Policies, wildcarded terms, restrictive mode, and out of school mode can all cause some trouble if their configurations aren’t carefully considered. Here’s a workflow to troubleshoot one of the most common scenarios facing admins using GoGuardian!
1. Why is _____.com/____ being blocked for my students?
This is probably the most common type of support ticket or chats GoGuardian receives on a day-to-day basis regarding GoGuardian Admin. This is a valid question! Here are the steps we take to figure out why a particular site is being blocked.
- Step one is making sure GoGuardian is blocking the web page in question. Start out by searching for the student in GoGuardian Admin and checking their browsing history to find the exact moment the student was blocked. Administrators can do this in Admin V1 or V2. V2 allows administrators to filter student activity by blocked results only.

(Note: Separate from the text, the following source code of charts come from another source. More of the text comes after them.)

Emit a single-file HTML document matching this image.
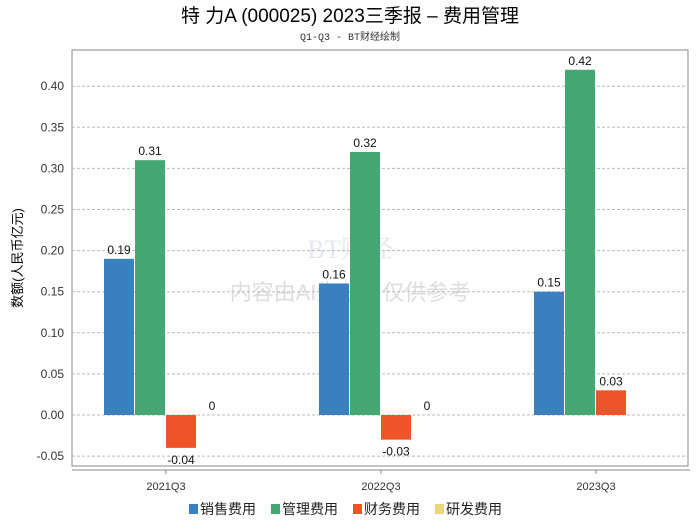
<!DOCTYPE html>
<html><head><meta charset="utf-8"><style>
body{margin:0;background:#fff;width:700px;height:524px;overflow:hidden;font-family:"Liberation Sans","Noto Sans CJK SC",sans-serif}
</style></head><body>
<svg id="c" width="700" height="524" xmlns="http://www.w3.org/2000/svg">
<text x="350" y="22" text-anchor="middle" font-size="19" font-family="Liberation Sans, Noto Sans CJK SC, sans-serif">特 力A (000025) 2023三季报 – 费用管理</text>
<text x="350" y="40" text-anchor="middle" font-size="10" fill="#333" font-family="Liberation Mono, Noto Sans CJK SC, monospace">Q1-Q3 - BT财经绘制</text>
<rect x="72" y="50" width="616" height="416" fill="none" stroke="#888"/>
<line x1="72" y1="470" x2="690" y2="470" stroke="#888"/>
<text x="22" y="258" transform="rotate(-90 22 258)" text-anchor="middle" font-size="13" font-family="Liberation Sans, Noto Sans CJK SC, sans-serif">数额(人民币亿元)</text>
<text x="350" y="300" text-anchor="middle" font-size="22" fill="#ddd" font-family="Liberation Sans, Noto Sans CJK SC, sans-serif">内容由AI生成，仅供参考</text>
<text x="350" y="258" text-anchor="middle" font-size="26" fill="#e4e8ee" font-family="Liberation Serif, Noto Serif CJK SC, serif">BT财经</text>
<g id="grid"></g><g id="bars"></g><g id="legend"></g>
</svg>
<script>
const categories=["2021Q3","2022Q3","2023Q3"];
const seriesNames=["销售费用","管理费用","财务费用","研发费用"];
const colors=["#3a80be","#45a874","#ef5428","#ecd77c"];
const sales=[0.19,0.16,0.15];
const admin=[0.31,0.32,0.42];
const finance=[-0.04,-0.03,0.03];
const rnd=[0,0,null];
const yTicks=[-0.05,0,0.05,0.1,0.15,0.2,0.25,0.3,0.35,0.4];
const series=[sales,admin,finance,rnd];
const NS="http://www.w3.org/2000/svg";
const y=v=>415-v*822;
const xc=i=>166+i*215;
function mk(t,a,p,txt){const e=document.createElementNS(NS,t);for(const k in a)e.setAttribute(k,a[k]);if(txt!==undefined)e.textContent=txt;p.appendChild(e);return e;}
const g=document.getElementById('grid'),b=document.getElementById('bars'),L=document.getElementById('legend');
yTicks.forEach(v=>{
 const l=mk('line',{x1:72,x2:688,y1:y(v),y2:y(v),stroke:'#bbb','stroke-dasharray':'3,2'},g);
 
 
 const t=mk('text',{x:64,y:y(v)+4,'text-anchor':'end','font-size':12,fill:'#333'},g,v.toFixed(2));
 
 
});
categories.forEach((c,i)=>{
 const tk=mk('line',{x1:xc(i),x2:xc(i),y1:470,y2:474,stroke:'#888'},g);
 
 
 const t=mk('text',{x:xc(i),y:490,'text-anchor':'middle','font-size':11,fill:'#333'},g,c);
 
 
 series.forEach((s,j)=>{
  const v=s[i],x0=xc(i)-62+j*31;
  if(v===null||v===undefined)return;
  if(v!==0){
   const r=mk('rect',{x:x0,y:Math.min(y(v),y(0)),width:30,height:Math.abs(y(v)-y(0)),fill:colors[j]},b);
   
   
  }
  const ly=v<0?y(v)+16:y(v)-5;
  const t=mk('text',{x:x0+15,y:ly,'text-anchor':'middle','font-size':12,fill:'#111'},b,String(v));
  
  
 });
});
let lx=189;
seriesNames.forEach((n,j)=>{
 const r=mk('rect',{x:lx,y:504,width:9,height:10,fill:colors[j]},L);
 
 
 const t=mk('text',{x:lx+11,y:514,'font-size':14,fill:'#222'},L,n);
 
 
 lx+=82;
});
</script>
</body></html>
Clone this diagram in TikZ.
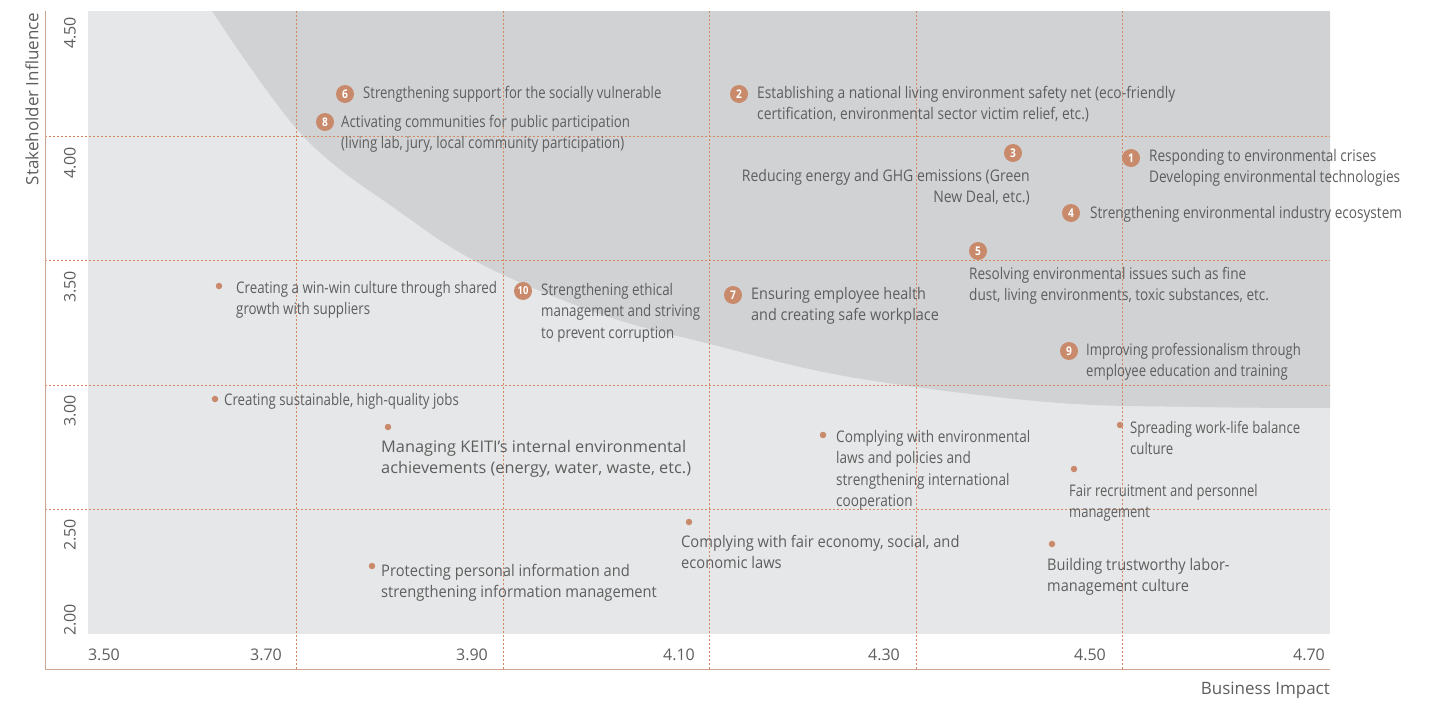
\documentclass[tikz,border=0pt]{standalone}
\usepackage{fontspec}
\setmainfont{Open Sans}[FakeStretch=0.85]
\newfontfamily\tickfont{Open Sans}
\usetikzlibrary{calc}
\definecolor{lightbg}{HTML}{E6E7E8}
\definecolor{darkbg}{HTML}{D1D2D4}
\definecolor{accent}{HTML}{C98A6C}
\definecolor{gridc}{HTML}{D4875E}
\definecolor{axisc}{HTML}{CFA58E}
\definecolor{txt}{HTML}{5E5E5E}
\tikzset{
  lbl/.style={inner sep=0pt, align=left, text=txt, font=\fontsize{16}{21.3}\selectfont, anchor=north west, yshift=-1.5pt},
  lblr/.style={lbl, align=right, anchor=north east},
  sx/.style={xscale=#1, transform shape},
  numc/.style={circle, fill=accent, minimum size=18pt, inner sep=0pt, text=white, font=\bfseries\fontsize{12}{12}\selectfont},
  dotc/.style={circle, fill=accent, minimum size=6.5pt, inner sep=0pt},
  gridl/.style={gridc, dash pattern=on 2pt off 2pt, line width=0.7pt},
  tick/.style={text=txt, font=\tickfont\fontsize{16}{16}\selectfont, inner sep=0pt},
  axtitle/.style={text=txt, font=\tickfont\fontsize{17}{17}\selectfont, inner sep=0pt}
}
\begin{document}
\begin{tikzpicture}[x=1pt,y=-1pt]
\useasboundingbox (0,0) rectangle (1438,704);
% plot background
\fill[lightbg] (88,11) rectangle (1330,634);
\fill[darkbg] plot[smooth, tension=0.6] coordinates {(212,11) (303,136) (400,212) (481,264) (600,314) (710,344) (850,377) (1047,402) (1200,407) (1330,408)} -- (1330,11) -- cycle;
% grid
\foreach \x in {296,503,709,916,1122} \draw[gridl] (\x,11) -- (\x,669);
\foreach \y in {136,260,385,509} \draw[gridl] (45,\y) -- (1330,\y);
% axes
\coordinate (o) at (45,669);
\coordinate (ytop) at (45,11);
\coordinate (xend) at (1330,669);
\draw[axisc, line width=1pt] (ytop) -- (o) -- (xend);
% tick labels
\node[tick, anchor=east] (x350) at (120,655) {3.50};
\node[tick, anchor=east] (x370) at (282,655) {3.70};
\node[tick, anchor=east] (x390) at (488,655) {3.90};
\node[tick, anchor=east] (x410) at (695,655) {4.10};
\node[tick, anchor=east] (x430) at (900,655) {4.30};
\node[tick, anchor=east] (x450) at (1106,655) {4.50};
\node[tick, anchor=east] (x470) at (1325,655) {4.70};
\node[tick, rotate=90] (y450) at (70,33) {4.50};
\node[tick, rotate=90] (y400) at (70,163) {4.00};
\node[tick, rotate=90] (y350) at (70,287) {3.50};
\node[tick, rotate=90] (y300) at (70,411) {3.00};
\node[tick, rotate=90] (y250) at (70,535) {2.50};
\node[tick, rotate=90] (y200) at (70,620) {2.00};
\node[axtitle, rotate=90] (ytitle) at (32,99) {Stakeholder Influence};
\node[axtitle, anchor=east] (xtitle) at (1330,690) {Business Impact};
% numbered items
\node[numc] (n1) at (1131,158) {1};
\node[lbl] (t1) at (1149,145) {\strut Responding to environmental crises\\Developing environmental technologies};
\node[numc] (n2) at (739,94) {2};
\node[lbl, sx=1.015] (t2) at (757,82) {\strut Establishing a national living environment safety net (eco-friendly\\certification, environmental sector victim relief, etc.)};
\node[numc] (n3) at (1013,153) {3};
\node[lblr, sx=1.03] (t3) at (1030,165) {\strut Reducing energy and GHG emissions (Green\\New Deal, etc.)};
\node[numc] (n4) at (1071,213) {4};
\node[lbl] (t4) at (1090,202) {\strut Strengthening environmental industry ecosystem};
\node[numc] (n5) at (978,251) {5};
\node[lbl] (t5) at (969,263) {\strut Resolving environmental issues such as fine\\dust, living environments, toxic substances, etc.};
\node[numc] (n6) at (345,94) {6};
\node[lbl, sx=0.965] (t6) at (363,82) {\strut Strengthening support for the socially vulnerable};
\node[numc] (n7) at (733,295) {7};
\node[lbl, sx=1.06] (t7) at (751,283) {\strut Ensuring employee health\\and creating safe workplace};
\node[numc] (n8) at (325,122) {8};
\node[lbl, sx=0.978] (t8) at (341,111) {\strut Activating communities for public participation\\(living lab, jury, local community participation)};
\node[numc] (n9) at (1069,351) {9};
\node[lbl, sx=0.965] (t9) at (1086,339) {\strut Improving professionalism through\\employee education and training};
\node[numc, font=\bfseries\fontsize{11}{11}\selectfont] (n10) at (523,291) {10};
\node[lbl, sx=0.98] (t10) at (541,279) {\strut Strengthening ethical\\management and striving\\to prevent corruption};
% dot items
\node[dotc] (d1) at (219,286) {};
\node[lbl, sx=0.98] (e1) at (236,277) {\strut Creating a win-win culture through shared\\growth with suppliers};
\node[dotc] (d2) at (215,399) {};
\node[lbl, sx=0.975] (e2) at (224,389) {\strut Creating sustainable, high-quality jobs};
\node[dotc] (d3) at (388,427) {};
\node[lbl, sx=1.2] (e3) at (381,436) {\strut Managing KEITI's internal environmental\\achievements (energy, water, waste, etc.)};
\node[dotc] (d4) at (823,435) {};
\node[lbl] (e4) at (836,426) {\strut Complying with environmental\\laws and policies and\\strengthening international\\cooperation};
\node[dotc] (d5) at (1120,425) {};
\node[lbl, sx=0.97] (e5) at (1130,417) {\strut Spreading work-life balance\\culture};
\node[dotc] (d6) at (1074,469) {};
\node[lbl, sx=0.955] (e6) at (1069,480) {\strut Fair recruitment and personnel\\management};
\node[dotc] (d7) at (689,522) {};
\node[lbl, sx=1.08] (e7) at (681,531) {\strut Complying with fair economy, social, and\\economic laws};
\node[dotc] (d8) at (372,566) {};
\node[lbl, sx=1.08] (e8) at (381,560) {\strut Protecting personal information and\\strengthening information management};
\node[dotc] (d9) at (1052,544) {};
\node[lbl, sx=1.07] (e9) at (1047,554) {\strut Building trustworthy labor-\\management culture};
\end{tikzpicture}
\end{document}
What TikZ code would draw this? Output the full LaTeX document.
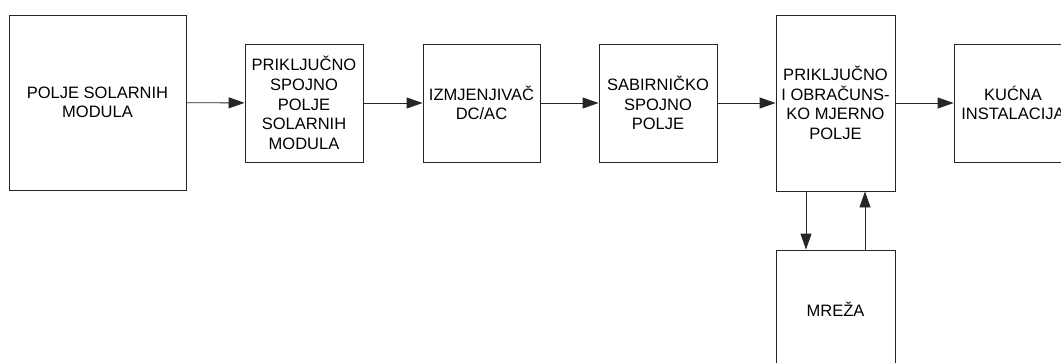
\documentclass[tikz,border=0pt]{standalone}
\usepackage{fontspec}
\setmainfont{Liberation Sans}
\usetikzlibrary{arrows.meta}
\tikzset{
  blk/.style={draw=black!85, line width=0.9pt, fill=white, align=center,
    inner sep=0pt, font=\fontsize{16.5}{19.6}\selectfont},
  flow/.style={draw=black!85, line width=0.9pt,
    -{Triangle[length=16pt,width=11pt]}}
}
\begin{document}
\begin{tikzpicture}[x=1pt,y=-1pt]
  \useasboundingbox (0,0) rectangle (1061,362);
  \clip (0,0) rectangle (1061,362);
  % main chain of blocks
  \node[blk, minimum width=177pt, minimum height=175pt] (polje) at (97.5,102.5)
    {POLJE SOLARNIH\\MODULA};
  \node[blk, minimum width=118pt, minimum height=118pt] (prik) at (304,103)
    {PRIKLJUČNO\\SPOJNO\\POLJE\\SOLARNIH\\MODULA};
  \node[blk, minimum width=117pt, minimum height=118pt] (izm) at (481.5,103)
    {IZMJENJIVAČ\\DC/AC};
  \node[blk, minimum width=118pt, minimum height=118pt] (sab) at (658,103)
    {SABIRNIČKO\\SPOJNO\\POLJE};
  \node[blk, minimum width=119pt, minimum height=176pt] (mjer) at (835.5,103)
    {PRIKLJUČNO\\I OBRAČUNS-\\KO MJERNO\\POLJE};
  \node[blk, minimum width=118pt, minimum height=118pt] (kuc) at (1013,103)
    {KUĆNA\\INSTALACIJA};
  \node[blk, minimum width=119pt, minimum height=118pt] (mreza) at (835.5,309)
    {MREŽA};
  % connectors
  \draw[flow] (polje) -- (prik);
  \draw[flow] (prik) -- (izm);
  \draw[flow] (izm) -- (sab);
  \draw[flow] (sab) -- (mjer);
  \draw[flow] (mjer) -- (kuc);
  \draw[flow] ([xshift=-29.5pt]mjer.south) -- ([xshift=-29.5pt]mreza.north);
  \draw[flow] ([xshift=29.5pt]mreza.north) -- ([xshift=29.5pt]mjer.south);
\end{tikzpicture}
\end{document}
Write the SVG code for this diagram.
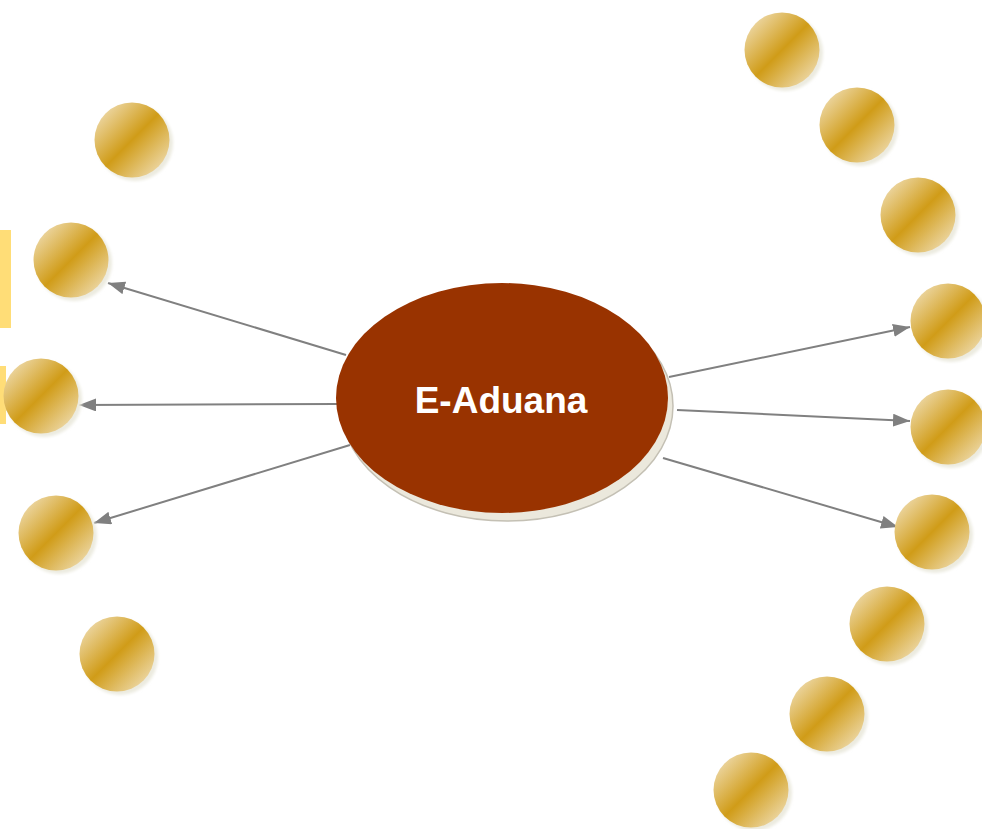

This makes it easier to find the blocked instances.
- After it’s been determined that GoGuardian Admin is blocking the web page, take note of what OU the user was in who was blocked, then navigate to the policies page to check and see which policies are applied to that OU.
- From here, open the policies that are applied to that OU and scan policy to make sure
- ...that the site in question is not on the list of blocked sites in the “sites” tab.
- ...that the URL that was blocked does not match the filter for any wildcarded terms in the blocked list in the “sites” tab.
- ...that the policy does not have the “restrictive mode” toggle enabled - this will block all sites except those that are added as allowed sites in the “sites” tab.
- ...that the blocked site is not in a category that is blocked in the “Categories” tab.
NOTE: The shorter the wildcarded term, the more likely it is to be part of a larger URL. wildcarding *io*, for example, has the potential to trigger blocks for URLs of many legitimate websites like ohio.gov.
2. Testing Filtering Policies
Often times Admins want to see what exactly is going on from a user’s perspective - this is a great practice but can result in some undesirable situations regarding the test data for the user account. The best practice here would be to create a specific test user login that will not be tied to any actual users in your organization. Use your favorite actor, the school mascot, or fictional character’s name to test your user experience and filtering policies. Do NOT use an account that already belongs to one of your users.